Unlike, say, Malkin or Hannity, O'Reilly is not a movement conservative ideologue. He's a Bill O'Reilly ideologue: his dogmatism is his narcisistic egoism.
To help make sense of that evaluation, take a look at Mistakes Were Made (but not by me). Here's the synopsis:

Why do people dodge responsibility when things fall apart? Why the parade of public figures unable to own up when they screw up? Why the endless marital quarrels over who is right? Why can we see hypocrisy in others but not in ourselves? Are we all liars? Or do we really believe the stories we tell? Renowned social psychologists Carol Tavris and Elliot Aronson take a compelling look into how the brain is wired for self-justification. When we make mistakes, we must calm the cognitive dissonance that jars our feelings of self-worth. And so we create fictions that absolve us of responsibility, restoring our belief that we are smart, moral, and right—a belief that often keeps us on a course that is dumb, immoral, and wrong.
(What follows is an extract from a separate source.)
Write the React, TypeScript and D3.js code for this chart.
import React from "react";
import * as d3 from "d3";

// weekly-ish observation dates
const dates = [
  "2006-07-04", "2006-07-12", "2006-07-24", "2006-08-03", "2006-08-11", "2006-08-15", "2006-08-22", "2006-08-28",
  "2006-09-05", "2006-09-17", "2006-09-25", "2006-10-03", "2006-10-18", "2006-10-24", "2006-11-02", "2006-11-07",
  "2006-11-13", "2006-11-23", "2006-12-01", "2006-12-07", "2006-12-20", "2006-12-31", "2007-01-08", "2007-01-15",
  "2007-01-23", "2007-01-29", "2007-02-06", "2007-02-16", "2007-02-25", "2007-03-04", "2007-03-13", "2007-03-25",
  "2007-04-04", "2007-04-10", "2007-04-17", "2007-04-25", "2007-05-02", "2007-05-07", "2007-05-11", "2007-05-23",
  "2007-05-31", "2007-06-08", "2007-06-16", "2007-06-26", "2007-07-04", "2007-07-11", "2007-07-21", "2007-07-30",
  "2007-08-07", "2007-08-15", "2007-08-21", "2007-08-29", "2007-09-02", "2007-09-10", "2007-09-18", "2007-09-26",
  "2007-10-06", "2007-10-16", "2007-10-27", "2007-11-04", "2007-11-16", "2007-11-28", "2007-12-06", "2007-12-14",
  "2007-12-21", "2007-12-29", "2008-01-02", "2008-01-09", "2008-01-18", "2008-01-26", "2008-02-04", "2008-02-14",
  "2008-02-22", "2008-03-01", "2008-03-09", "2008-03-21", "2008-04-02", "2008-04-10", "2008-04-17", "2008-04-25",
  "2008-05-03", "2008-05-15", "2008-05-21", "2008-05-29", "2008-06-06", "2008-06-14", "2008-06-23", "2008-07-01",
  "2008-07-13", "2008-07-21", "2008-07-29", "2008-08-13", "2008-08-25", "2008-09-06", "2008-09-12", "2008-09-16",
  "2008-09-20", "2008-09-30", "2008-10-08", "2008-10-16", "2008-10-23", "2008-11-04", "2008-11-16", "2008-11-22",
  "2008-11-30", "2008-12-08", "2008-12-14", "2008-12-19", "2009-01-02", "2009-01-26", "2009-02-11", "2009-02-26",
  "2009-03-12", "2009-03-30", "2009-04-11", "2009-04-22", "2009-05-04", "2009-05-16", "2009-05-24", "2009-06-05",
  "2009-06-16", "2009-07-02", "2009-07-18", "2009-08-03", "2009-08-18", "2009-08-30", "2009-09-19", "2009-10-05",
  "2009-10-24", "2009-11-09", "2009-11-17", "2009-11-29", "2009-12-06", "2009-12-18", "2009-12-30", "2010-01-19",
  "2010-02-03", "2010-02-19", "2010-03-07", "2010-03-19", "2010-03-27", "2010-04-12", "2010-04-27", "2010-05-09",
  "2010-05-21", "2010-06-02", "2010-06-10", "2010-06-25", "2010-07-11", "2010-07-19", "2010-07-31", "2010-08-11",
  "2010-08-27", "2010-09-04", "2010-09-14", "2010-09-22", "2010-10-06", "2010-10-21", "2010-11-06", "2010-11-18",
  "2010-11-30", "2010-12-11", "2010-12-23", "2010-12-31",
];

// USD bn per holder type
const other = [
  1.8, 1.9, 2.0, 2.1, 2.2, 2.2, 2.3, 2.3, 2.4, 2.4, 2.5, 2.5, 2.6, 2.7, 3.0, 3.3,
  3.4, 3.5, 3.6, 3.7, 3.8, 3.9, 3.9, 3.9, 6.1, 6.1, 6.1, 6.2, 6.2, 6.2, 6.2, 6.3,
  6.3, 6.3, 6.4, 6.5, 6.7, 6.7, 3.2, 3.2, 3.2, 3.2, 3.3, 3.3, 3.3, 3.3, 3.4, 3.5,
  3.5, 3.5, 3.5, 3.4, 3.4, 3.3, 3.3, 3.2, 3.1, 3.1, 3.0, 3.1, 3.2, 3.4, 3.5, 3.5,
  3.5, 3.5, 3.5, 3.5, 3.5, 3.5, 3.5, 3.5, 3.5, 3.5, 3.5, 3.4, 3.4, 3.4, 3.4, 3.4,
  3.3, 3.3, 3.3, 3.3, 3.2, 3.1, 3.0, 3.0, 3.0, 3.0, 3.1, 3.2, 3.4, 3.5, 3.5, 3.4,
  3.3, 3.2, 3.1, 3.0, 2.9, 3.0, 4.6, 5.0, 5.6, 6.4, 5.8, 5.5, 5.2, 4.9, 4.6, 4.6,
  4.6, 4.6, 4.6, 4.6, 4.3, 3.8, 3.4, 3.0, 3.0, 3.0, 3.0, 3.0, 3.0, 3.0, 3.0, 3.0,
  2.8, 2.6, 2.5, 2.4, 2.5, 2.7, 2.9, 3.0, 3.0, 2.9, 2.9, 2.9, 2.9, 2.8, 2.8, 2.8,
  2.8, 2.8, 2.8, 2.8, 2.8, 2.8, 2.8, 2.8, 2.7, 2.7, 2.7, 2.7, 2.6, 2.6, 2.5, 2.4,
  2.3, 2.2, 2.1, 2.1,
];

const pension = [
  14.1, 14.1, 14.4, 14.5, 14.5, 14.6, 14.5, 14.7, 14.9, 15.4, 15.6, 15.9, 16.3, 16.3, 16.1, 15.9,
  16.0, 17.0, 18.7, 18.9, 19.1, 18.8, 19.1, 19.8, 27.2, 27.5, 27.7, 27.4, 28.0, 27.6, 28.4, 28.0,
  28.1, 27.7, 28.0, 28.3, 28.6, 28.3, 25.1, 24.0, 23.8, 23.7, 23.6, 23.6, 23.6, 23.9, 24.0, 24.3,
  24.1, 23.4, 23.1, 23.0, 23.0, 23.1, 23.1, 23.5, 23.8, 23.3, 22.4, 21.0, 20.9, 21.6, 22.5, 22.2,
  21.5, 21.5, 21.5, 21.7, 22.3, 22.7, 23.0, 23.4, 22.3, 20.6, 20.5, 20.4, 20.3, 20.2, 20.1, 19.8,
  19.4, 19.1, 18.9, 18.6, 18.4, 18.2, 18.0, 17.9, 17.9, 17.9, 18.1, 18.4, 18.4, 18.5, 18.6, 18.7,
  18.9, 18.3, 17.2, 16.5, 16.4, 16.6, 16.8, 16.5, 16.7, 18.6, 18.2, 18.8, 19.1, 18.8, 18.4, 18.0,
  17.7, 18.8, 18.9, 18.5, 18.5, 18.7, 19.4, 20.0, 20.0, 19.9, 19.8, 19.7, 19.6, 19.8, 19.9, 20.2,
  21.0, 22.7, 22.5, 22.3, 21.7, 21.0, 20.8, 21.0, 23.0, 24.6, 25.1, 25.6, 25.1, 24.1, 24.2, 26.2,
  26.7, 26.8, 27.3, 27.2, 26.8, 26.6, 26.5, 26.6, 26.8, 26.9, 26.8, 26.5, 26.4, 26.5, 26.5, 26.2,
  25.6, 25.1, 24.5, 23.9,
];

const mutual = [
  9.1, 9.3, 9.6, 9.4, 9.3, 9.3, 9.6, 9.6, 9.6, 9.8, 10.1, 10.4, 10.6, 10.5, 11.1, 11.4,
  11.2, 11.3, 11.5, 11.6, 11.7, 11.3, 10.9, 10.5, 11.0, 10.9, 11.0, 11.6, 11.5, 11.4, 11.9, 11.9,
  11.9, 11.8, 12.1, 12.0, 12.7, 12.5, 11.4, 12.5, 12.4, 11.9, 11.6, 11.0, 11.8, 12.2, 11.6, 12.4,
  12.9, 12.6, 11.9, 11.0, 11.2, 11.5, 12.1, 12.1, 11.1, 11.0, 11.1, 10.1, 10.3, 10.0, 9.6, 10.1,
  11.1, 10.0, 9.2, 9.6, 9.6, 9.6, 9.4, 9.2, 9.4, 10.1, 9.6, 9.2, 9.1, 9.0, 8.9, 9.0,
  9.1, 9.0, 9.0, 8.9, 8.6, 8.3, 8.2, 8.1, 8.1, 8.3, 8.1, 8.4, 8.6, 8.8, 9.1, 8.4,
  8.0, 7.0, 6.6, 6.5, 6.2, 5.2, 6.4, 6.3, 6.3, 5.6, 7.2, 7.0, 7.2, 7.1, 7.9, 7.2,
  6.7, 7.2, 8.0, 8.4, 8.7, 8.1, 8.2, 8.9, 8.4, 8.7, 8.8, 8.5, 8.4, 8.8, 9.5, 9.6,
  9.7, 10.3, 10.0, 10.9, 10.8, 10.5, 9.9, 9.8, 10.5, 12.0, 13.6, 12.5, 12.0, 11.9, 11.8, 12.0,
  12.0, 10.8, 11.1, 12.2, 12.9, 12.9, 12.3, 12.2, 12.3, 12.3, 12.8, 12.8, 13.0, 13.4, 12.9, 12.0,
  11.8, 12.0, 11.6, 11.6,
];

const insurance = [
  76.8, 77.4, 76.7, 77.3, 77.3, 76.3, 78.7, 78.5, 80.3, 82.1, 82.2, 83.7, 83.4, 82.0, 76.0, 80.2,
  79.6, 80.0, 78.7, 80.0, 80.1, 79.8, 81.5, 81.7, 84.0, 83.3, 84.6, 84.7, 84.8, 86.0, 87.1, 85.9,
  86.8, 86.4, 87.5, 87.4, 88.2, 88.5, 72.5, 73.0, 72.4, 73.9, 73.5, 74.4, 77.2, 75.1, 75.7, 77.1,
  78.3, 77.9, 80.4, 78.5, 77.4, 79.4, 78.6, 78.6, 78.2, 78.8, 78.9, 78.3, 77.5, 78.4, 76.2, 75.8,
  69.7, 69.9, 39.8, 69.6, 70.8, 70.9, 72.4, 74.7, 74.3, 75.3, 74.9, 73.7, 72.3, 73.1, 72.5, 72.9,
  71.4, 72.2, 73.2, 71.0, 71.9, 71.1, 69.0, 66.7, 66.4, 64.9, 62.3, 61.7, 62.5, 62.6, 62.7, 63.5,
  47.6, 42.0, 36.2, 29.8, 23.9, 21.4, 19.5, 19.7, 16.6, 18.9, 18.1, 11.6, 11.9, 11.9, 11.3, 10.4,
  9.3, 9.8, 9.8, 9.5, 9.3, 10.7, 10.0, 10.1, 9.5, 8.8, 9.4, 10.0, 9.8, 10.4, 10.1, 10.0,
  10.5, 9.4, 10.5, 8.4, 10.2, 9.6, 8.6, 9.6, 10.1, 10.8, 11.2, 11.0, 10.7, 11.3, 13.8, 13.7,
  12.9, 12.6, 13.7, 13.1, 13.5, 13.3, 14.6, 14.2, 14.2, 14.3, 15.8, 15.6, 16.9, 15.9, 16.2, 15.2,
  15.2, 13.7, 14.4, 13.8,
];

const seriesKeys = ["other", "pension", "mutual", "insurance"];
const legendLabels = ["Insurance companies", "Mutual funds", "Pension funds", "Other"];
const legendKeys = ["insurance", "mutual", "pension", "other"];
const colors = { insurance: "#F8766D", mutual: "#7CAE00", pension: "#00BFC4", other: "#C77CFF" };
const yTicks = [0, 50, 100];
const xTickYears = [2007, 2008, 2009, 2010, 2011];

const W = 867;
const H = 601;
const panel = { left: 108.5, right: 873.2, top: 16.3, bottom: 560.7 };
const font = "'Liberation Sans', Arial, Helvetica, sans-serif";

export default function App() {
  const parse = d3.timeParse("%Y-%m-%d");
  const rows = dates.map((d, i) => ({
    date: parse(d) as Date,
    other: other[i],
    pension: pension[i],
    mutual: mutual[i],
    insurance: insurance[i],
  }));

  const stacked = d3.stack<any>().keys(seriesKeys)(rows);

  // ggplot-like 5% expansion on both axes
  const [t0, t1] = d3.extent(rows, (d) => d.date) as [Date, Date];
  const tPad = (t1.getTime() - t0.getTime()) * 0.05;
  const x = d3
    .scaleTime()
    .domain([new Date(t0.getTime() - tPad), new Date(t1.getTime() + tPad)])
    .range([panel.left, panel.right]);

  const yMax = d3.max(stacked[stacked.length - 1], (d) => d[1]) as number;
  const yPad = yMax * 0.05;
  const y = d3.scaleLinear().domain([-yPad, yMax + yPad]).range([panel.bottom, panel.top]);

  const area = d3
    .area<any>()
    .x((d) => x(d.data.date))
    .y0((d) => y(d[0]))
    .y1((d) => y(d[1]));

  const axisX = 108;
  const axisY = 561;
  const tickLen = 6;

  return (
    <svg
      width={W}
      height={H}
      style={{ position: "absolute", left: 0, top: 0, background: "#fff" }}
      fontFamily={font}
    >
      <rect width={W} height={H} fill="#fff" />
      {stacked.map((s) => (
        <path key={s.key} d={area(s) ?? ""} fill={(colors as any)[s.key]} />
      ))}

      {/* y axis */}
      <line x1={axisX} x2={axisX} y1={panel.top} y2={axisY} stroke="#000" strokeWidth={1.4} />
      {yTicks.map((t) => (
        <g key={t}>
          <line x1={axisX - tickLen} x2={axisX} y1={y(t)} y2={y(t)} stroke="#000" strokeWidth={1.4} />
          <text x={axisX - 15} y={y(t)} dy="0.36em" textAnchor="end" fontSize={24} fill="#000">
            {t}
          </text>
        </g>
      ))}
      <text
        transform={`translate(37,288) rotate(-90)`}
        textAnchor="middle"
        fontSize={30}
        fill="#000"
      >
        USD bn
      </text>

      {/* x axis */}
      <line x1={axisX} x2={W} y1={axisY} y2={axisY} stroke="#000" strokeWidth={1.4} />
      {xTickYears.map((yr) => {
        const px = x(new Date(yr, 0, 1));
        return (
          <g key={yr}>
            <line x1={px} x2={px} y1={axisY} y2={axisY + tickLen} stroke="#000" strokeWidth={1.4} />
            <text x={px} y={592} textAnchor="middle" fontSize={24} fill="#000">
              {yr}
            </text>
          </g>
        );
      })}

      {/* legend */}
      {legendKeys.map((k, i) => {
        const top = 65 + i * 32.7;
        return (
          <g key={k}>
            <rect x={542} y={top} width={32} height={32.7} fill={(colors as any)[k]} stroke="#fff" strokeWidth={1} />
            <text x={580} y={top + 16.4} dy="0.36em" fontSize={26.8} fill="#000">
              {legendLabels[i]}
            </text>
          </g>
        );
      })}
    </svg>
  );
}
Backed by years of research and delivered in lively, energetic prose, Mistakes Were Made (But Not by Me) offers a fascinating explanation of self-deception—how it works, the harm it can cause, and how we can overcome it.
An excerpt of the first chapter is available, here, and, incidentally, Michael Shermer also saw fit to relate the authors' research to President Bush and his inability to change course in Iraq in this Skeptic column for Scientific American.

Edit - I just noticed that the authors themselves have written a brief op-ed about Bush and Iraq.

1 comment:

Sheldon said...

"Unlike, say, Malkin or Hannity, O'Reilly is not a movement conservative ideologue. He's a Bill O'Reilly ideologue: his dogmatism is his narcisistic egoism."

I think that is spot on, and I have been thinking about this lately. O'Reilly seems to spend a whole lot of time congratulating him self on what a danger he is to the so-called "sp-movement". He thinks his called for boycott of France actually had some effect, and so on.